Эмили очень нравилось серьезное отношение немцев к этому предмету. Патриотизм — вот какое слово было лозунгом последних дней; слово, незнакомое на Занзибаре, — там каждый думал только о выгоде для себя. Точно так же на нее производило впечатление, что солдаты были из всех сословий, все равно, беден ты или богат, все равно, иудейской веры или христианской. Что ей казалось чрезвычайно справедливым, но что она и мысленно не могла соединить с христианством.
Это просто уму непостижимо, как приверженцы миролюбивого и проповедующего любовь к ближнему учения Христа пытаются превзойти самих себя, соревнуясь в том, чтобы изобрести наиболее смертельное оружие. И это они называют «прогрессом». Но «искусство» ведения войны, такой «прогресс» нельзя назвать иначе, как дьявольским.

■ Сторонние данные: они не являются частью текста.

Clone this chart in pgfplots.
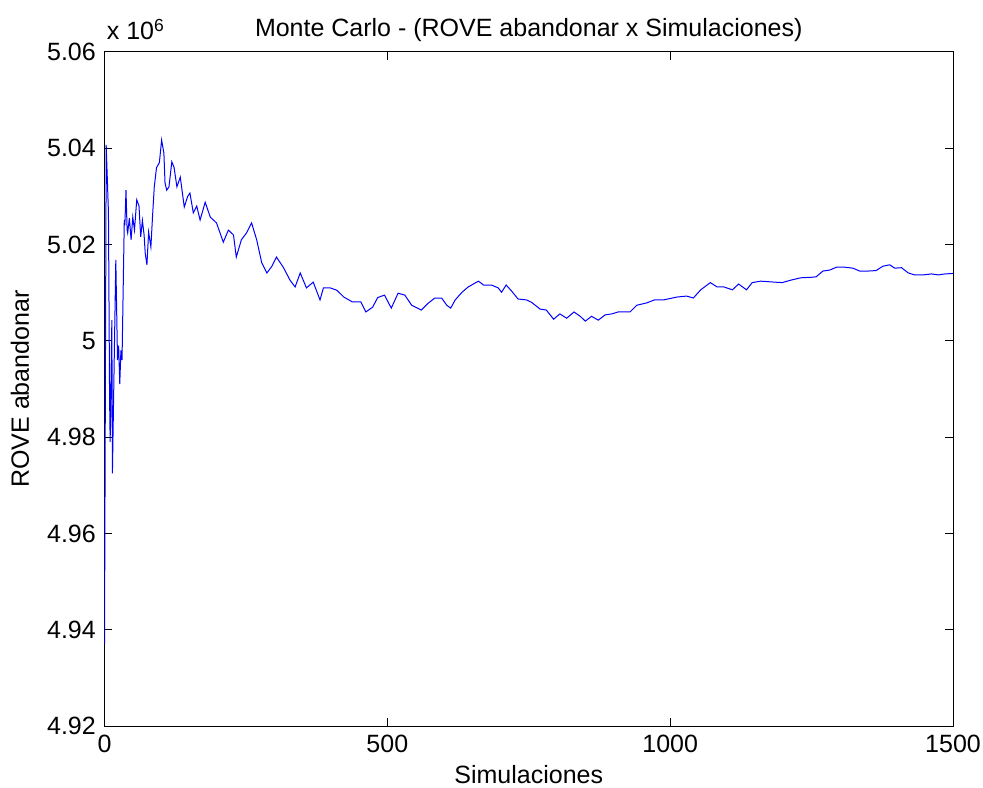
\documentclass[border=0pt]{standalone}
\usepackage{pgfplots}
\pgfplotsset{compat=1.18}
\usepackage{fontspec}
\setmainfont{Liberation Sans}
\begin{document}
\fontsize{12.5}{15}\selectfont
\begin{tikzpicture}
\begin{axis}[
  name=ax,
  scale only axis,
  width=424.25pt, height=337pt,
  xmin=0, xmax=1500, ymin=4.92, ymax=5.06,
  xtick={0,500,1000,1500},
  ytick={4.92,4.94,4.96,4.98,5.00,5.02,5.04,5.06},
  yticklabel style={/pgf/number format/fixed,/pgf/number format/precision=2},
  xticklabel style={/pgf/number format/set thousands separator={}},
  scaled y ticks=false,
  /pgf/number format/assume math mode=true,
  tick align=inside,
  major tick length=4pt,
  tick style={black, line width=0.5pt},
  axis line style={line width=0.5pt},
  xlabel={Simulaciones},
  ylabel={ROVE abandonar},
  title={Monte Carlo - (ROVE abandonar x Simulaciones)},
  every axis title shift=0pt,
  xlabel style={at={([yshift=-24.5pt]axis description cs:0.5,0)}, anchor=center},
  ylabel style={at={([xshift=-42.25pt]axis description cs:0,0.5)}, anchor=center},
  title style={at={([yshift=11pt]axis description cs:0.5,1)}, anchor=center},
]
\addplot[color={rgb,255:red,0;green,0;blue,255}, line width=0.5pt] coordinates {
(0,4.937) (3,5.0407) (7,5.0266) (9,4.988) (10,4.979) (13,5.0043) (14,4.9725)
(20,5.0168) (23,4.996) (25,4.999) (27,4.991) (29,4.998) (31,4.996) (35,5.0251)
(36,5.0240) (38,5.0313) (40,5.0230) (41,5.0224) (44,5.0255) (47,5.021) (50,5.0257)
(53,5.023) (57,5.0293) (61,5.028) (64,5.0216) (67,5.025) (70,5.022) (72,5.0182)
(75,5.0158) (78,5.0226) (82,5.0195) (85,5.026) (88,5.032) (92,5.036) (97,5.037)
(101,5.0417) (105,5.039) (107,5.0328) (110,5.0313) (114,5.032) (119,5.0372)
(123,5.036) (128,5.032) (134,5.034) (141,5.0278) (147,5.030) (151,5.0307)
(157,5.0266) (163,5.028) (169,5.0251) (178,5.0288) (187,5.0257) (198,5.0245)
(210,5.0205) (219,5.023) (228,5.022) (233,5.0174) (242,5.021) (251,5.0224)
(260,5.0245) (269,5.021) (278,5.0162) (287,5.0141) (296,5.0155) (304,5.0174)
(316,5.0153) (328,5.0126) (337,5.0112) (346,5.0141) (357,5.011) (369,5.0122)
(381,5.0085) (387,5.011) (399,5.011) (411,5.0105) (423,5.0091) (438,5.0081)
(453,5.0081) (462,5.006) (474,5.007) (483,5.009) (495,5.0095) (507,5.0068)
(519,5.0099) (531,5.0095) (543,5.0074) (560,5.0064) (572,5.0078) (584,5.0089)
(596,5.0089) (605,5.0074) (612,5.0068) (620,5.0085) (632,5.0101) (643,5.0112)
(652,5.0118) (661,5.0124) (670,5.0116) (684,5.0116) (696,5.0110) (702,5.0101)
(710,5.0116) (720,5.0103) (731,5.0087) (746,5.0085) (755,5.008) (770,5.0066)
(781,5.0064) (794,5.0045) (805,5.0056) (817,5.0047) (830,5.0060) (841,5.0051)
(850,5.0041) (861,5.0051) (873,5.0043) (885,5.0054) (897,5.0056) (908,5.0060)
(929,5.0060) (941,5.0074) (959,5.0079) (972,5.0085) (988,5.0085) (1012,5.0091)
(1029,5.0093) (1041,5.0089) (1054,5.0106) (1071,5.0121) (1083,5.0112)
(1095,5.0112) (1110,5.0106) (1121,5.0118) (1135,5.0106) (1145,5.0121)
(1160,5.0124) (1172,5.0123) (1184,5.0122) (1198,5.0121) (1213,5.0126)
(1231,5.0131) (1249,5.0132) (1258,5.0133) (1270,5.0145) (1282,5.0147)
(1294,5.0153) (1308,5.0153) (1323,5.0151) (1335,5.0145) (1350,5.0145)
(1364,5.0146) (1376,5.0155) (1388,5.0158) (1397,5.0151) (1409,5.0152)
(1421,5.0141) (1432,5.0137) (1447,5.0137) (1462,5.0139) (1474,5.0137)
(1486,5.0139) (1500,5.014)
};
\end{axis}
\node[anchor=base west, inner sep=0pt] at ([xshift=1pt,yshift=6pt]ax.north west) {x 10\textsuperscript{6}};
\pgfresetboundingbox
\path (-52.25pt,-30.5pt) rectangle (439.25pt,363pt);
\end{tikzpicture}
\end{document}
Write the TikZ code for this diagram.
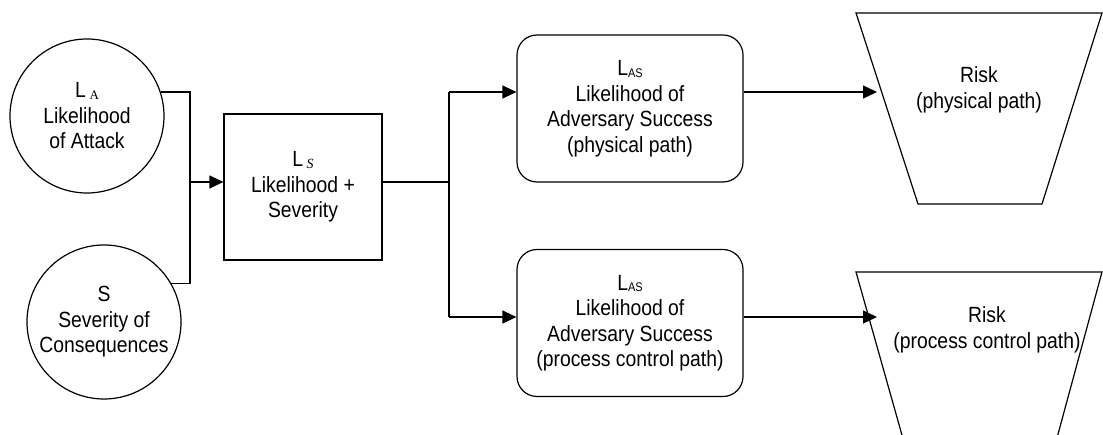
\documentclass[tikz,border=0pt]{standalone}
\usepackage{fontspec}
\setmainfont{Liberation Sans}[FakeStretch=0.88]
\newfontfamily\subserif{Liberation Serif}
\usetikzlibrary{arrows.meta}
\tikzset{
  every node/.style={font=\fontsize{22}{25.5}\selectfont, align=center},
  ln/.style={line width=1.2pt},
  arr/.style={ln, -{Triangle[length=14pt,width=13pt]}},
  circ/.style={ln, draw, circle, minimum size=154pt, inner sep=0pt},
  sqbox/.style={ln, draw, rectangle, minimum width=158pt, minimum height=146pt, inner sep=0pt},
  rbox/.style={ln, draw, rectangle, rounded corners=20pt, minimum width=226pt, minimum height=147pt, inner sep=0pt},
  txt/.style={inner sep=0pt}
}
\newcommand{\subA}{\raisebox{-2pt}{\fontsize{13}{13}\selectfont\subserif A}}
\newcommand{\subS}{\raisebox{-2pt}{\fontsize{14}{14}\selectfont\subserif\itshape S}}
\newcommand{\subAS}{\raisebox{-1.5pt}{\fontsize{12.5}{12.5}\selectfont AS}}
\begin{document}
\begin{tikzpicture}[x=1pt,y=-1pt]
\useasboundingbox (0,0) rectangle (1103,435);
\clip (0,0) rectangle (1103,435);

% nodes
\node[circ] (A) at (87,116) {L\,\subA\\Likelihood\\of Attack};
\node[circ] (S) at (104,322) {S\\Severity of\\Consequences};
\node[sqbox] (LS) at (303,187) {L\,\subS\\Likelihood +\\Severity};
\node[rbox] (P1) at (630,108.5) {L\subAS\\Likelihood of\\Adversary Success\\(physical path)};
\node[rbox] (P2) at (630,323) {L\subAS\\Likelihood of\\Adversary Success\\(process control path)};

% trapezoids
\draw[ln] (856,13) coordinate (T1a) -- (1102,13) -- (1042,204) -- (918,204) -- cycle;
\draw[ln] (909,460) -- (856,272) coordinate (T2a) -- (1102,272) -- (1051,460);
\node[txt] (R1) at (979,90) {Risk\\(physical path)};
\node[txt] (R2) at (987,330) {Risk\\(process control path)};

% junction coordinates
\coordinate (j1) at (190,182);
\coordinate (j2) at (449,182);
\coordinate (e1) at (877,92);
\coordinate (e2) at (877,317);
\coordinate (r1) at (0,92);
\coordinate (r2) at (0,317);

% connectors
\draw[ln] (A.18) -- (A.18 -| j1) -- (S.30 -| j1) -- (S.30);
\draw[arr] (j1) -- (j1 -| LS.west);
\draw[ln] (LS.east |- j2) -- (j2);
\draw[ln] (j2 |- r1) -- (j2 |- r2);
\draw[arr] (j2 |- r1) -- (P1.west |- r1);
\draw[arr] (j2 |- r2) -- (P2.west |- r2);
\draw[arr] (P1.east |- e1) -- (e1);
\draw[arr] (P2.east |- e2) -- (e2);
\end{tikzpicture}
\end{document}
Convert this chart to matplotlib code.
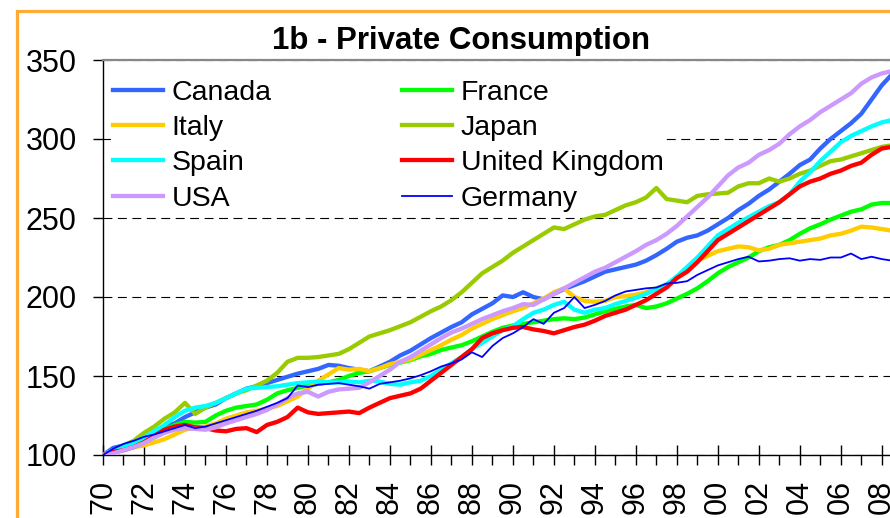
import numpy as np
import matplotlib
matplotlib.use("Agg")
import matplotlib.pyplot as plt
from matplotlib.patches import Rectangle

plt.rcParams["font.family"] = ["Liberation Sans", "DejaVu Sans"]

# half-yearly index, 1970 = 100
years = np.arange(1970, 2009, 0.5)

canada = [100, 104.5, 106, 108.5, 111, 114, 118, 120, 124, 127,
          130, 132, 136, 139, 142, 143.5, 145.5, 147.5, 149.5, 151.5,
          153, 154.5, 157, 156.5, 155, 154, 153, 156, 159, 163,
          166, 170, 174, 177.5, 181, 184, 189, 192.5, 196, 201,
          200, 203, 200, 198.5, 202, 205, 207.5, 210, 213, 216,
          217.5, 219, 220.5, 223, 226.5, 230.5, 235, 237.5, 239, 242,
          246, 250, 255, 259, 264, 268, 273, 278, 283.5, 287,
          294, 300, 305, 310, 316, 325, 334, 341]
france = [100, 102, 104, 106, 109, 112, 116, 119, 121, 120.5,
          121, 125, 128, 130, 131, 132, 135, 139, 141, 142.5,
          144, 145, 146, 147.5, 150, 152, 153, 155, 157, 158.5,
          160, 162.5, 164, 166.5, 168, 169.5, 172, 175, 178, 180.5,
          182, 183, 184, 185, 186, 186.5, 186, 187, 189, 191,
          192.5, 194, 195, 193, 194, 196, 199, 202, 205.5, 210,
          215, 219, 222, 225, 229, 231.5, 233, 236, 240, 243.5,
          246, 249, 251.5, 254, 255.5, 258.5, 259.5, 259.5]
italy = [100, 102, 104, 105, 106, 108, 110, 113, 116, 117.5,
         118, 120, 123, 125, 127, 128, 129.5, 131, 134, 137,
         142, 147, 151, 155, 154, 154.5, 153, 155, 157.5, 159,
         160.5, 163.5, 166.5, 169.5, 173, 176, 180, 183, 186, 188.5,
         191, 193, 196, 199, 203, 205.5, 200, 197.5, 197, 197.5,
         200, 200.5, 201.5, 203, 205.5, 208, 212, 217, 223, 226,
         229, 230.5, 232, 231.5, 229.5, 230.5, 233, 234, 235, 236,
         237, 239, 240, 242, 244.5, 244, 243, 242]
japan = [100, 103, 106, 109, 114, 118, 123, 127, 133, 126,
         130, 133, 136, 139, 141, 144, 147, 152, 159, 161.5,
         161.5, 162, 163, 164, 167, 171, 175, 177, 179, 181.5,
         184, 187.5, 191, 194, 198, 203, 209, 215, 219, 223,
         228, 232, 236, 240, 244, 243, 246, 249, 251, 252,
         255, 258, 260, 263, 269, 262, 261, 260, 264, 265,
         265.5, 266, 270, 272, 272, 275, 273, 275, 278, 280,
         283, 286, 287, 289, 291, 293, 295, 296]
spain = [100, 103, 105, 108, 111, 115, 119, 124, 128, 130,
         131, 133, 136, 139, 142, 142.5, 143, 143.5, 144.5, 145.5,
         146, 146.5, 146, 146, 146.5, 146, 147, 146.5, 145, 144.5,
         146, 147, 150, 154, 158, 162, 167, 171, 175, 179,
         181.5, 186, 190, 192, 195, 197, 192, 190, 192, 193,
         195.5, 197.5, 199.5, 202, 205, 208, 213, 219, 225, 232,
         239, 243, 247, 250.5, 254, 257.5, 260, 265, 273, 279,
         286, 292, 298, 302, 305, 308, 310.5, 312]
uk = [100, 102, 103, 105, 108, 112, 116, 118, 119, 117.5,
      117, 115.5, 115, 116.5, 117, 114.5, 119, 121, 124, 130,
      127, 126, 126.5, 127, 127.5, 126.5, 130, 133, 136, 137.5,
      139, 142, 147, 152, 157, 162, 167, 174, 177, 179,
      180.5, 181, 179.5, 178.5, 177, 179, 181, 182.5, 185, 188,
      190, 192, 195, 198, 202, 206, 212, 216, 222, 229,
      236, 240, 244, 248, 252, 256, 260, 265, 270, 273,
      275, 278, 280, 283, 285, 290, 294, 295]
usa = [100, 101, 103, 105, 107.5, 111, 114, 116, 117, 116.5,
       116, 117.5, 120, 122, 124, 126, 128.5, 132, 136, 139,
       140, 137, 140, 141.5, 142, 142.5, 146, 150, 154, 159,
       162, 166, 170, 174, 177.5, 180, 183, 186, 188.5, 191,
       193, 195.5, 195, 198.5, 202, 205.5, 209, 212.5, 216, 218.5,
       222, 225.5, 229, 233, 236, 240, 245, 251, 257, 263,
       270, 277, 282, 285, 290, 293, 297, 303, 308, 312,
       317, 321, 325, 329, 335, 339, 341.5, 343]
germany = [100, 104, 107, 109, 111.5, 113, 115, 117, 119, 117,
           118, 120, 122, 124, 126, 128, 130.5, 133, 136, 144,
           143, 144.5, 145, 145.5, 144.5, 143.5, 142, 145, 146, 147,
           148.5, 150.5, 153, 156, 158, 160.5, 165, 162, 169, 174,
           177, 181, 186, 183, 190, 193, 200, 193, 195, 197.5,
           201, 203.5, 204.5, 205.5, 206, 208.5, 209, 210, 214, 217,
           220, 222, 224, 225.5, 222.5, 223, 224, 224.5, 223, 224,
           223.5, 225, 225, 227.5, 224, 225.5, 224, 223]

# plotting order as in the source workbook
series = [
    ("Canada", canada, "#3366FF", 3.1),
    ("France", france, "#00FF00", 3.1),
    ("Italy", italy, "#FFCC00", 3.1),
    ("Japan", japan, "#99CC00", 3.1),
    ("Spain", spain, "#00FFFF", 3.1),
    ("United Kingdom", uk, "#FF0000", 3.1),
    ("USA", usa, "#CC99FF", 3.1),
    ("Germany", germany, "#0000FF", 1.3),
]

fig = plt.figure(figsize=(8.9, 5.18), dpi=100)
ax = fig.add_axes([103 / 890, 1 - 455 / 518, 787 / 890, 395 / 518])

lines = {}
for name, vals, color, lw in series:
    (ln,) = ax.plot(years, vals, color=color, lw=lw, label=name, zorder=3,
                    solid_joinstyle="round")
    lines[name] = ln

ax.set_xlim(1970, 2008.4)
ax.set_ylim(100, 350)
ax.set_yticks(np.arange(100, 351, 50))
ax.set_xticks(np.arange(1970, 2009, 2))
ax.set_xticks(np.arange(1971, 2009, 2), minor=True)
ax.set_xticklabels([f"{y % 100:02d}" for y in range(1970, 2009, 2)], rotation=90)

ax.tick_params(axis="y", direction="out", length=7, width=1, labelsize=22, pad=12)
ax.tick_params(axis="x", which="major", direction="inout", length=14, width=1,
               labelsize=22, pad=11)
ax.tick_params(axis="x", which="minor", direction="out", length=7, width=1)

ax.yaxis.grid(True, color="black", linestyle=(0, (8, 5)), linewidth=0.8)
ax.set_axisbelow(True)

ax.spines["right"].set_visible(False)
ax.spines["top"].set_color("#888888")
ax.spines["top"].set_linewidth(1.6)
ax.spines["left"].set_linewidth(1.0)
ax.spines["bottom"].set_linewidth(1.0)

order = ["Canada", "Italy", "Spain", "USA", "France", "Japan", "United Kingdom", "Germany"]
leg = ax.legend([lines[n] for n in order], order, ncol=2, loc="upper left",
                bbox_to_anchor=(0.010, 0.956), borderaxespad=0, fontsize=20.5,
                frameon=True, fancybox=False, edgecolor="none", facecolor="white",
                framealpha=1, handlelength=1.75, handletextpad=0.3,
                columnspacing=4.6, labelspacing=0.33, borderpad=0.08)
leg.set_zorder(2)

fig.text(461 / 890, 1 - 41 / 518, "1b - Private Consumption", ha="center",
         va="center", fontsize=22.5, fontweight="bold")

# orange chart border (right and bottom edges fall outside the crop)
fig.patches.append(Rectangle((16.5 / 890, -0.2), 1.2, 1.2 - 11 / 518,
                             transform=fig.transFigure, fill=False,
                             edgecolor="#FFAA33", linewidth=2.3))

fig.savefig("out.png", dpi=100)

Несмотря на все обстоятельства, в это гамбургское лето Эмили была почти счастлива. Война не затронула ее образа жизни. Хотя в их доме и был размещен отряд солдат — как и во многих других домах Гамбурга. Но Эмили и Генрих быстро устроили их в гостинице — ведь для такого рода гостей дом был все-таки маловат. И в первую очередь из-за присутствия маленьких детей, которые сразу же начинали кричать и плакать при виде человека в воинской форме.
Понемногу Эмили обретала уверенность в своих силах. Между кухаркой Лене и хозяйкой дома отношения давно испортились — с тех пор, как Эмили случайно застала ее за тем, что она процеживала кофе для гостей через старый чулок. Эмили пришла в ярость и, схватив этот мокрый ком вместе с содержимым, мгновенно швырнула его в печь, а протесты Лене и ссылки на то, что чулок был прежде выстиран, остались втуне. В Эмили закрались подозрения, что за ее спиной может твориться еще что-то похуже этого, и она потребовала на просмотр книгу по хозяйству. Она считала и подсчитывала, потом еще раз пересчитывала и поняла, как много денег ежемесячно пропадает в карманах прислуги — вместо того чтобы, как полагалось, быть целиком и полностью потраченными на семью Рюте. Без всяких предисловий и церемоний она уволила разом всю прислугу, поручив Генриху дать объявление о найме новой. А потом из присланных агентством служанок выбрала персонал по собственному усмотрению. Она очень гордилась своими действиями еще очень долго — и, обретя доверие к самой себе, стала больше полагаться на собственную интуицию.
В первый раз за три года, что Эмили провела здесь, она почувствовала, что сумеет прижиться на этом месте и стать своей. Она больше не мерзла, как в те первые дни, она даже начала думать по-немецки, и сны ей стали сниться тоже немецкие. Она начала лучше понимать немцев и понемногу привыкла к немецкой еде.
А с тоской по родному Занзибару она старалась как-то уживаться — насколько это было возможно.
Итак, в это лето у Эмили самой большой заботой была проблема отлучения малютки Розы от груди — давно лелеемая ею мечта кормить грудью своих детей воплотилась наконец в жизнь, — и именно это ей рекомендовал их домашний врач. Доктор Гернхардт придерживался современных взглядов на медицину и почитал вскармливание младенца материнским молоком очень полезным — как для матери, так и для малыша. Но теперь надо было отнимать дочурку от груди, и с тяжелым сердцем она приняла такое решение, что после трех месяцев с лишним было делом нелегким, а ее собственное тело реагировало невысокой температурой и слабостью; самое трудное было уже позади, но в этот день к вечеру Эмили очень устала и, не раздеваясь, прилегла на кровать, положив на лоб лед, завернутый в салфетку, — всего на часок.